I had a chuckle thinking how to verify if an item is hot or cold: query the membership in the "hot" set using a Bloom filter!

I have met one of the authors (Andrew) when I visited CalTech back in 2005, where he gave just for me a dry run presentation of his MobiHoc paper on the NP complexity of locating a user through angle triangulation.

Probabilistic Counting Algorithms for Data Base Applications

Probabilistic Counting Algorithms for Data Base Applications Philippe Flajolet, Nigel Martin, Journal of Computer and System Sciences, Vol. 31, No. 2, October 1985.

This seems to be a classic paper. It was pointed as a major reference in a review request, so I went to read it. I'm glad I did, it is very cute. It basically describes a counting schemes for knowing the number of distinct items in a set. It is a probabilistic mechanism with a single pass and low storage requirement.

It works as follows: for every item in the set, it computes a hash. The hash maps to a random variable with a geometric distribution, such that it is equal 0 with probability 1/2, 1 wp 1/4, 2 wp 1/8, etc. up to 2^L-1. Consider a bit vector of length 2^L, and flip the i-th bit to 1 if the geometric random variable points to i (keep it to 0 otherwise). Since two items in the data base that are identical will hash to the same value, then the number of times that the geometric random variables is generated is a function of the number of distinct items.

For a large number, the values of 0, 1, ..etc will be one in the bit vector. The first non-1 bit is used to estimate the number of different items. Denote by R the left-most entry in the bit vector which has value 0. Then the paper shows that R is about log(\phi n), with \phi = 0.77351, with a relatively small variance, such that the number n can be estimated from R relatively accurately. The size of the counter is this bitvector L, which has size of O(log(n)).

The paper makes some of the proofs formal, but the analysis is relatively complex. But I like the idea of looking at some properties of a sequence of random variables to estimate the number of elements in the sequence.
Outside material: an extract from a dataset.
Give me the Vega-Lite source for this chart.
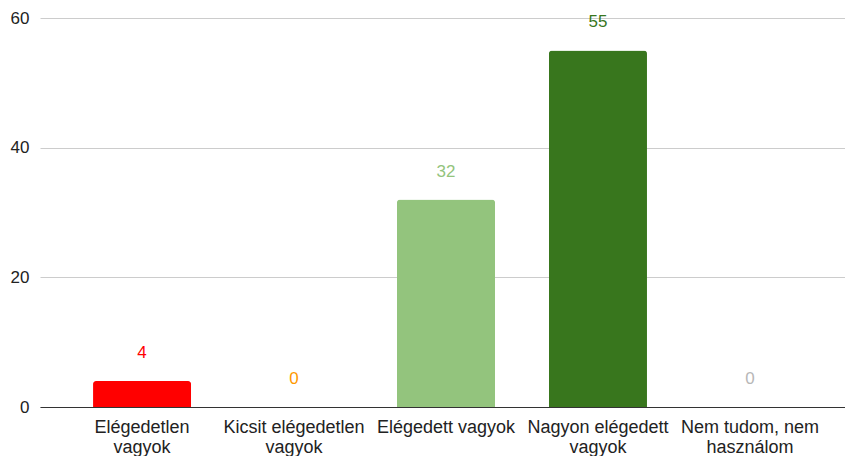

I believe I have seen somewhere a reference where the longest run of a particular value is used to estimate the number of items (for instance, for head/tail coin toss, the longest run of heads will grow as O(log(n)), if I recall well, which would lead to a log(log(n)) bit size for such scheme).

The interesting question is: what other proxy can be used to compress the count, and can be inverted relatively easily to yield a good estimate of the original data.

Architectures for the Future Networks and the Next Generation Internet: A Survey

Architectures for the Future Networks and the Next Generation Internet: A Survey, Subharthi Paul, Jianli Pan, Raj Jain, Washington University in St Louis Technical Report, 2009-69.

This survey attempts to cover possible architectures for the future network. It is very relevant to me, since I had at one point the intent of putting together a similar technical report. And after reading this one, I realize that I could still do it: while this paper covers a lot of ground, much of the papers I read on the topic don't overlap with this: it is such a wide topic to cover that only 60 pages and 200 references don't seem to do it justice!

The survey contains basically eight sections, one on the Internet 3.0 vision at WUSTL, and one each on security, content delivery, DTNs, management and control, service architectures, routing, and future Internet infrastructure design. I was interested mostly in the management & control, routing and future Internet design (GENI). I could use this as a reference in those fields, as it contains a lot of the must-read papers and it explains in great details the different control frameworks for GENI.

Where's that Phone?: Geolocating IP Addresses on 3G Networks

Where's that Phone?: Geolocating IP Addresses on 3G Networks, Mahesh Balakrishnan, Iqbal Mohomed, Venugopalan Ramasubramanian, in Proc. of SIGCOMM Internet Measurement Conference'09, November 2009.

I was looking at the program for IMC'09 and this paper caught my interest. It is a very basic experimental study which shows that:
  • for a given mobile device, the IP address assigned by the operator (in most cases, AT&T wireless) is not static, but changes a lot over time. This creates issues (or opportunities) for IP-filtered web sites.

  • for a given IP address, the location of the device cannot be predicted: the same IP address could be assigned at different times to device in wildly different locations. This has implications, in particular for the service which hopes to translate the IP address into location-based advertising.

  • the delay information is the best predictor for location: there is correlation in the application delay and the location of the device.

  • Those are quite interesting results to keep in mind, as the number of mobile devices connected to the Internet through 3G is increasing rapidly. So it is a really cute observation.

    Peer Review Does Not Work,... or Does It?

    In my inbox:

    From: ISPR/KGCM 2009 []
    Sent: Thursday, February 12, 2009 3:38 PM
    Subject: Invitation to a Symposium on Peer Reviewing

    Only 8% members of the Scientific Research Society agreed that "peer review works well as it is." (Chubin and Hackett, 1990; p.192).

    "A recent U.S. Supreme Court decision and an analysis of the peer review system substantiate complaints about this fundamental aspect of scientific research." (Horrobin, 2001).

    Horrobin concludes that peer review "is a non-validated charade whose processes generate results little better than does chance." (Horrobin, 2001). This has been statistically proven and reported by an increasing number of journal editors.

    Since a growing number of studies conclude that peer review is flawed and ineffective as it is being implemented, why not apply scientific and engineering research and methods to the peer review process?

    This is the purpose of the International Symposium on Peer Reviewing:... which will be held on July 10-13, 2009, in Orlando, Florida, USA.

    So peer review is ineffective and flawed and sucks. And the punch line?

    All Submitted papers will be reviewed using a double-blind (at least three reviewers), non-blind, and participative peer review.

    Time to submit a randomly generated paper!.